Paper No. 8
Presentation Time: 3:30 PM
SELECTIVITY OF THE END-PERMIAN MASS EXTINCTION
The Permo-Triassic mass extinction eliminated nearly 80% of marine invertebrate genera but did not impact all groups equally, in large part because taxa with differing physiological tolerances, geographic and bathymetric distribution, life habits, and/or body sizes responded to the extinction forcing mechanisms in different ways. Although metabolically active and lightly calcified members of the Modern fauna were more likely to survive, the end-Permian extinction was not selective for body size among brachiopods, bivalves, or gastropods.
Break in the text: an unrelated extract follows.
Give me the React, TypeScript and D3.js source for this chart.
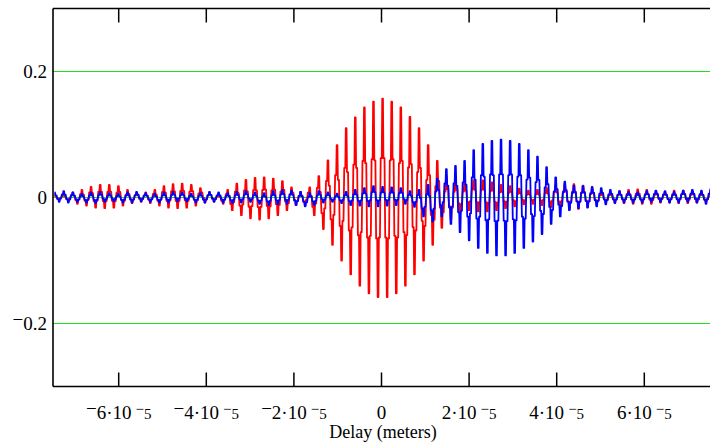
import React from "react";
import * as d3 from "d3";

const W = 710;
const H = 442;
const plotLeft = 53;
const plotRight = 710;
const plotTop = 8.5;
const plotBottom = 386.5;

const xDomain: [number, number] = [-7.5e-5, 7.5e-5];
const yDomain: [number, number] = [-0.3, 0.3];
const xTickValues = [-6e-5, -4e-5, -2e-5, 0, 2e-5, 4e-5, 6e-5];
const xTickMantissas = ["-6", "-4", "-2", "0", "2", "4", "6"];
const xTickExponent = "-5";
const yTickValues = [-0.2, 0, 0.2];
const yTickLabels = ["-0.2", "0", "0.2"];
const xAxisTitle = "Delay (meters)";

// fringe grid: peaks at centralFringeDelay + k * fringePeriod, k = -36..36
const fringePeriod = 2.08e-6;
const centralFringeDelay = 2.5e-7;
const firstFringeIndex = -36;

// red: peak values (k = -36..36)
const redPeaks = [
  0.004, 0.005, 0.008, 0.012, 0.017, 0.02, 0.02, 0.018, 0.012, 0.008,
  0.008, 0.012, 0.018, 0.021, 0.022, 0.02, 0.015, 0.008, 0.006, 0.012,
  0.022, 0.028, 0.031, 0.032, 0.03, 0.026, 0.016, 0.009, 0.016, 0.034,
  0.059, 0.083, 0.11, 0.127, 0.143, 0.152, 0.157, 0.152, 0.143, 0.128,
  0.11, 0.083, 0.058, 0.034, 0.028, 0.024, 0.027, 0.027, 0.024, 0.02,
  0.018, 0.014, 0.011, 0.012, 0.015, 0.019, 0.021, 0.021, 0.019, 0.014,
  0.009, 0.008, 0.01, 0.012, 0.013, 0.012, 0.01, 0.009, 0.011, 0.011,
  0.01, 0.008, 0.007,
];
// red: trough values (k = -35.5..35.5)
const redTroughs = [
  -0.004, -0.006, -0.01, -0.013, -0.016, -0.017, -0.016, -0.013, -0.009, -0.007,
  -0.009, -0.013, -0.016, -0.017, -0.016, -0.013, -0.008, -0.006, -0.01, -0.02,
  -0.028, -0.033, -0.035, -0.033, -0.028, -0.02, -0.012, -0.012, -0.028, -0.05,
  -0.075, -0.1, -0.122, -0.14, -0.152, -0.158, -0.158, -0.152, -0.14, -0.122,
  -0.1, -0.075, -0.048, -0.035, -0.025, -0.02, -0.022, -0.022, -0.02, -0.017,
  -0.014, -0.011, -0.01, -0.012, -0.015, -0.017, -0.018, -0.018, -0.015, -0.011,
  -0.008, -0.008, -0.009, -0.01, -0.01, -0.01, -0.008, -0.008, -0.009, -0.009,
  -0.008, -0.007,
];
// blue: peak values (k = -36..36)
const bluePeaks = [
  0.008, 0.01, 0.008, 0.006, 0.008, 0.009, 0.007, 0.006, 0.008, 0.009,
  0.007, 0.006, 0.008, 0.009, 0.008, 0.006, 0.007, 0.009, 0.008, 0.007,
  0.009, 0.01, 0.008, 0.007, 0.01, 0.012, 0.011, 0.009, 0.007, 0.01,
  0.008, 0.006, 0.009, 0.012, 0.015, 0.018, 0.017, 0.016, 0.015, 0.01,
  0.012, 0.02, 0.03, 0.045, 0.05, 0.058, 0.075, 0.085, 0.09, 0.092,
  0.09, 0.085, 0.075, 0.065, 0.048, 0.032, 0.025, 0.019, 0.018, 0.017,
  0.015, 0.012, 0.01, 0.009, 0.008, 0.01, 0.011, 0.01, 0.009, 0.011,
  0.012, 0.011, 0.013,
];
// blue: trough values (k = -35.5..35.5)
const blueTroughs = [
  -0.007, -0.008, -0.007, -0.008, -0.009, -0.007, -0.006, -0.008, -0.008, -0.006,
  -0.007, -0.008, -0.008, -0.006, -0.006, -0.008, -0.008, -0.007, -0.008, -0.009,
  -0.008, -0.007, -0.01, -0.012, -0.011, -0.01, -0.012, -0.014, -0.012, -0.008,
  -0.007, -0.009, -0.012, -0.013, -0.014, -0.014, -0.013, -0.012, -0.01, -0.015,
  -0.03, -0.038, -0.03, -0.042, -0.055, -0.068, -0.08, -0.088, -0.092, -0.092,
  -0.088, -0.08, -0.07, -0.058, -0.042, -0.03, -0.02, -0.017, -0.016, -0.014,
  -0.011, -0.009, -0.008, -0.008, -0.008, -0.007, -0.007, -0.008, -0.008, -0.007,
  -0.008, -0.01,
];

type Pt = { delay: number; value: number };

function interleave(peaks: number[], troughs: number[]): Pt[] {
  const out: Pt[] = [];
  for (let i = 0; i < peaks.length; i++) {
    out.push({ delay: centralFringeDelay + (firstFringeIndex + i) * fringePeriod, value: peaks[i] });
    if (i < troughs.length) {
      out.push({ delay: centralFringeDelay + (firstFringeIndex + i + 0.5) * fringePeriod, value: troughs[i] });
    }
  }
  return out;
}

// custom d3 curve: sampled-fringe look (narrow flat-topped spikes, steep strokes with small jogs)
function fringeCurve(context: any) {
  let x0 = 0, y0 = 0, n = 0;
  return {
    areaStart() {},
    areaEnd() {},
    lineStart() { n = 0; },
    lineEnd() {},
    point(x: number, y: number) {
      x = +x; y = +y;
      if (n === 0) context.moveTo(x, y);
      else {
        const dx = x - x0, dy = y - y0;
        context.lineTo(x0 + 0.08 * dx, y0);
        context.lineTo(x0 + 0.18 * dx, y0 + 0.3 * dy);
        context.lineTo(x0 + 0.42 * dx, y0 + 0.3 * dy);
        context.lineTo(x0 + 0.58 * dx, y0 + 0.7 * dy);
        context.lineTo(x0 + 0.82 * dx, y0 + 0.7 * dy);
        context.lineTo(x0 + 0.92 * dx, y);
        context.lineTo(x, y);
      }
      x0 = x; y0 = y; n++;
    },
  };
}

const FONT = "'Liberation Serif', 'Times New Roman', Times, serif";

function signed(str: string, lift: number) {
  if (str.startsWith("-")) {
    return [
      <tspan key="m" dy={-lift}>{"\u2212"}</tspan>,
      <tspan key="r" dy={lift}>{str.slice(1)}</tspan>,
    ];
  }
  return [<tspan key="r">{str}</tspan>];
}

export default function App() {
  const x = d3.scaleLinear().domain(xDomain).range([plotLeft, plotRight]);
  const y = d3.scaleLinear().domain(yDomain).range([plotBottom, plotTop]);
  const line = d3
    .line<Pt>()
    .x((d) => x(d.delay))
    .y((d) => y(d.value))
    .curve(fringeCurve as any);

  const red = interleave(redPeaks, redTroughs);
  const blue = interleave(bluePeaks, blueTroughs);

  return (
    <svg width={W} height={H} style={{ position: "absolute", left: 0, top: 0, background: "#fff" }}>
      <defs>
        <clipPath id="plot">
          <rect x={plotLeft} y={plotTop} width={plotRight - plotLeft} height={plotBottom - plotTop} />
        </clipPath>
      </defs>
      {yTickValues.map((v) => (
        <line key={"g" + v} x1={plotLeft} x2={plotRight} y1={y(v)} y2={y(v)} stroke="#1fe01f" strokeWidth={1} shapeRendering="crispEdges" />
      ))}
      <g clipPath="url(#plot)">
        <path d={line(red) || ""} fill="none" stroke="#ff0000" strokeWidth={1.8} strokeLinejoin="round" />
        <path d={line(blue) || ""} fill="none" stroke="#0000ff" strokeWidth={1.8} strokeLinejoin="round" />
      </g>
      {/* frame */}
      <line x1={plotLeft} x2={plotRight} y1={plotTop} y2={plotTop} stroke="#000" strokeWidth={1.6} />
      <line x1={plotLeft} x2={plotRight} y1={plotBottom} y2={plotBottom} stroke="#000" strokeWidth={1.6} />
      <line x1={plotLeft} x2={plotLeft} y1={plotTop} y2={plotBottom} stroke="#000" strokeWidth={1.6} />
      {xTickValues.map((v) => (
        <g key={"t" + v}>
          <line x1={x(v)} x2={x(v)} y1={plotBottom} y2={plotBottom - 14} stroke="#000" strokeWidth={1.5} />
          <line x1={x(v)} x2={x(v)} y1={plotTop} y2={plotTop + 14} stroke="#000" strokeWidth={1.5} />
        </g>
      ))}
      {xTickValues.map((v, i) => {
        const m = xTickMantissas[i];
        return (
          <text key={"xl" + v} x={x(v)} y={419} textAnchor="middle" fontFamily={FONT} fontSize={19} fill="#000">
            {m === "0"
              ? "0"
              : [
                  ...signed(m + "\u00b710", 4),
                  <tspan key="e" dx={4} dy={-11} fontSize={15}>
                    {signed(xTickExponent, 5)}
                  </tspan>,
                ]}
          </text>
        );
      })}
      {yTickValues.map((v, i) => (
        <text key={"yl" + v} x={47} y={y(v) + 6} textAnchor="end" fontFamily={FONT} fontSize={19} fill="#000">
          {signed(yTickLabels[i], 4)}
        </text>
      ))}
      <text x={383} y={438} textAnchor="middle" fontFamily={FONT} fontSize={18} fill="#000">
        {xAxisTitle}
      </text>
    </svg>
  );
}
Small gastropods and brachiopods were more likely to become extinct, but the pattern was reversed among bivalves and none of the results is statistically significant, suggesting that within each clade neither large heavily-calcified nor small lightly-calcified genera were more susceptible. Several lines of evidence point to more rapid post-extinction recovery in the high-latitude Boreal realm; however, taxonomic loss during the extinction was no lower in that region. There was no spatial variability in extinction severity among bivalves or gastropods, whereas the few surviving genera of rhynchonelliform brachiopods found in earliest Triassic “mixed faunas” were predominantly taxa that were abundant in South China prior to the extinction. The replacement of temperate Gondwanan taxa by tropical Chinese brachiopods in southern mid-latitudes during the earliest Griesbachian implies that short-term survivorship may have been related to abrupt warming during the extinction event. Those initial survivors do not belong to later Triassic clades, however, suggesting that long-term survivorship was mediated by a different suite of selective pressures. Successful survivors tended to live in inner shelf environments during the late Paleozoic, whereas extinct groups were more diverse in offshore settings, consistent with expected bathymetric distribution of deleterious effects from upwelled euxinic water.